LA FUNDACIÓN LA PIEDAD Y LA CALLE ANTEQUERA
“Pasó el tiempo y llegó el momento de abandonar aquel primer local, conseguimos refugio por una temporada en la fundación La Piedad donde ahora está la Academia Paraguaya de la Historia, después apareció el ingeniero Ernesto Montero, que me dijo que me quería mostrar un local que era un depósito, como era originalmente el de Villa Morra, y me preguntó: ‘¿Te parece que acá podés traer tu teatro?’, yo como arquitecto le dije que sí, él me respondió: ‘bueno, es tuyo, hacé aquí tu teatro’, le respondí que le agradecía mucho, pero que realmente ya no estaba en condiciones económicas para invertir de nuevo en una sala; acto seguido me pregunta: ‘¿cuánto vas a necesitar?’, y le respondí: no sé, tengo que hacer un cálculo, entonces me contestó: ‘prepará y avisame’; preparé un anteproyecto e hice un cálculo, le llamé tres días después y le dije que necesitaba 50.000 dólares, estamos hablando de 1991, creo que con esa suma podemos concretar algo, y me respondió: ‘Vamos a ver que hacemos’. Pasaron como seis meses, no me llamaba y pensé, bueno, no va a pasar nada, pero un día sonó el teléfono y era él, que me dijo: ‘está la plata, podés empezar a trabajar’. Inmediatamente nos pusimos en campaña, a hacer el proyecto, a traer albañiles, a arreglar todo el local, por el camino faltaron 25.000 dólares más, el ingeniero se puso con ese dinero y finalmente pudimos inaugurar nuestro segundo local el 13 de agosto de 1992 con la obra ‘Llama un inspector’ de J. B. Priestley”.
La pasión de Ardissone hizo que contra viento y marea siga soñando sin claudicar y continúa relatando: “El ingeniero nos había dicho que nos daría el local sin cobrarnos alquiler y que al cabo de 10 años si nosotros seguíamos existiendo como entidad nos iba a transferir, pero por el camino él tuvo dificultades económicas, había sido que fue hipotecada la propiedad a un banco y no pudo cumplir; entonces, el banco le quitó y a partir de ahí nuestro jefes propietarios eran otros y empezaron a cobrarnos alquiler, pero al poco tiempo ellos también quebraron y el local pasó a ser de la Superintendencia de Bancos que no nos cobraba alquiler, pero nos dieron un plazo de tres meses para abandonar el local. Ahí si empezamos a buscar abogados, a ver qué hacíamos y la única solución era adquirir el inmueble, mi hermano Roque tuvo la generosidad de comprarnos y donarnos, es así que a partir de 1998, más o menos, somos dueños del local”.

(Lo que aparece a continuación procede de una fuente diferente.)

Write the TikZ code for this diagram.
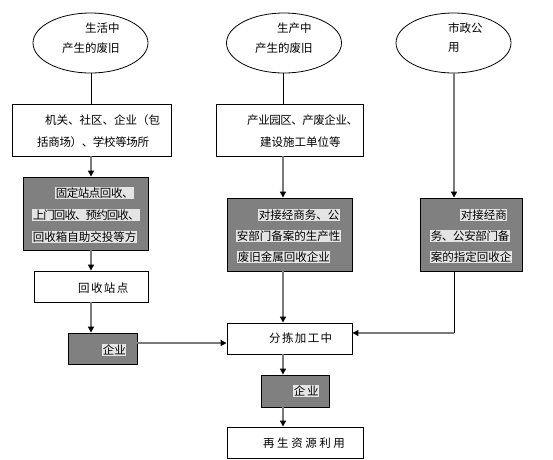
\documentclass[tikz,border=0pt]{standalone}
\usepackage{fontspec}
\setmainfont{Noto Sans CJK SC}
\usetikzlibrary{shapes.geometric,arrows.meta}
\definecolor{boxgray}{HTML}{808080}
\definecolor{hlgray}{HTML}{E4E4E4}
\definecolor{linegray}{HTML}{7A7A7A}
\begin{document}
\begin{tikzpicture}[x=1pt,y=-1pt,
  every node/.style={font=\fontsize{11.5}{13}\selectfont},
  ell/.style={ellipse,draw,line width=0.8pt,minimum width=115pt,minimum height=60pt,inner sep=0pt},
  wbox/.style={rectangle,draw,line width=0.9pt,fill=white,inner sep=0pt},
  gbox/.style={rectangle,draw,line width=0.9pt,fill=boxgray,inner sep=0pt},
  txt/.style={anchor=west,inner sep=0pt},
  hl/.style={anchor=west,inner sep=0.6pt,fill=hlgray},
  garrow/.style={draw=linegray,line width=1.3pt,-{Triangle[length=6pt,width=6pt,color=black]}},
  bline/.style={draw=black,line width=0.8pt},
  gline/.style={draw=linegray,line width=1.3pt}]
\useasboundingbox (0,0) rectangle (553,459);
% column coordinates
\coordinate (cx1) at (91,0);
\coordinate (cx2) at (283,0);
\coordinate (cx3) at (454,0);
\coordinate (ry) at (0,333);
\coordinate (ly) at (0,343);
% ellipses
\node[ell] (e1) at (90.5,43) {};
\node[ell] (e2) at (284,43) {};
\node[ell] (e3) at (453.5,43) {};
\node[txt] (e1a) at (85,28) {生活中};
\node[txt] (e1b) at (62,48) {产生的废旧};
\node[txt] (e2a) at (277,28) {生产中};
\node[txt] (e2b) at (255,48) {产生的废旧};
\node[txt] (e3a) at (448,28) {市政公};
\node[txt] (e3b) at (448,48) {用};
% white boxes
\node[wbox,minimum width=159pt,minimum height=52pt] (b1) at (91.5,130) {};
\node[txt] (b1a) at (45,120) {机关、社区、企业（包};
\node[txt] (b1b) at (37,142) {\addfontfeature{LetterSpace=-3}括商场）、学校等场所};
\node[wbox,minimum width=147pt,minimum height=52pt] (b2) at (289.5,130) {};
\node[txt] (b2a) at (247,120) {\addfontfeature{LetterSpace=-4}产业园区、产废企业、};
\node[txt] (b2b) at (260,142) {建设施工单位等};
% gray boxes
\node[gbox,minimum width=125pt,minimum height=73pt] (g1) at (85.5,213.5) {};
\node[hl] (g1a) at (55,193) {\addfontfeature{LetterSpace=-4}固定站点回收、};
\node[hl] (g1b) at (32,215) {\addfontfeature{LetterSpace=-8}上门回收、预约回收、};
\node[hl] (g1c) at (32,237) {回收箱自助交投等方};
\node[gbox,minimum width=125pt,minimum height=73pt] (g2) at (289.5,234.5) {};
\node[hl] (g2a) at (258,215) {对接经商务、公};
\node[hl] (g2b) at (236,236) {安部门备案的生产性};
\node[hl] (g2c) at (237,257) {废旧金属回收企业};
\node[gbox,minimum width=102pt,minimum height=73pt] (g3) at (471,234.5) {};
\node[hl] (g3a) at (460,215) {对接经商};
\node[hl] (g3b) at (430,236) {\addfontfeature{LetterSpace=-3}务、公安部门备};
\node[hl] (g3c) at (430,257) {案的指定回收企};
% lower boxes
\node[wbox,minimum width=114pt,minimum height=31pt] (st) at (91,286.5) {};
\node[txt] (sta) at (78,288) {\addfontfeature{LetterSpace=12}回收站点};
\node[gbox,minimum width=69pt,minimum height=31pt] (en1) at (102.5,348.5) {};
\node[hl] (en1a) at (102,350) {企业};
\node[wbox,minimum width=125pt,minimum height=31pt] (so) at (289.5,338.5) {};
\node[txt] (soa) at (269,338) {\addfontfeature{LetterSpace=12}分拣加工中};
\node[gbox,minimum width=68pt,minimum height=32pt] (en2) at (295,391) {};
\node[hl] (en2a) at (293,391) {企\,业};
\node[wbox,minimum width=136pt,minimum height=31pt] (re) at (295,442.5) {};
\node[txt] (rea) at (263,443) {\addfontfeature{LetterSpace=22}再生资源利用};
% connectors
\draw[bline] (e1.south -| cx1) -- (b1.north -| cx1);
\draw[bline] (e2.south -| cx2) -- (b2.north -| cx2);
\draw[garrow] (b1.south -| cx1) -- (g1.north -| cx1);
\draw[garrow] (g1.south -| cx1) -- (st.north -| cx1);
\draw[garrow] (st.south -| cx1) -- (en1.north -| cx1);
\draw[garrow] (en1.east |- ly) -- (so.west |- ly);
\draw[garrow] (b2.south -| cx2) -- (g2.north -| cx2);
\draw[garrow] (g2.south -| cx2) -- (so.north -| cx2);
\draw[garrow] (so.south -| cx2) -- (en2.north -| cx2);
\draw[garrow] (en2.south -| cx2) -- (re.north -| cx2);
\draw[garrow] (e3.south -| cx3) -- (g3.north -| cx3);
\coordinate (rc) at (cx3 |- ry);
\draw[bline] (g3.south -| cx3) -- (rc);
\draw[garrow] (rc) -- (so.east |- ry);
\end{tikzpicture}
\end{document}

Así en una fresca tarde de mayo, José Luis Ardissone nos relató pasajes inéditos de la historia del recorrido de Arlequín, desde el viejo local de Villa Morra, pasando por una propiedad del doctor Barbero, hasta el actual, ahí en los límites de los barrios San Roque y Gral. Díaz, con su eterna mirada al ocaso del Sol y a la aurora de alguna nueva obra.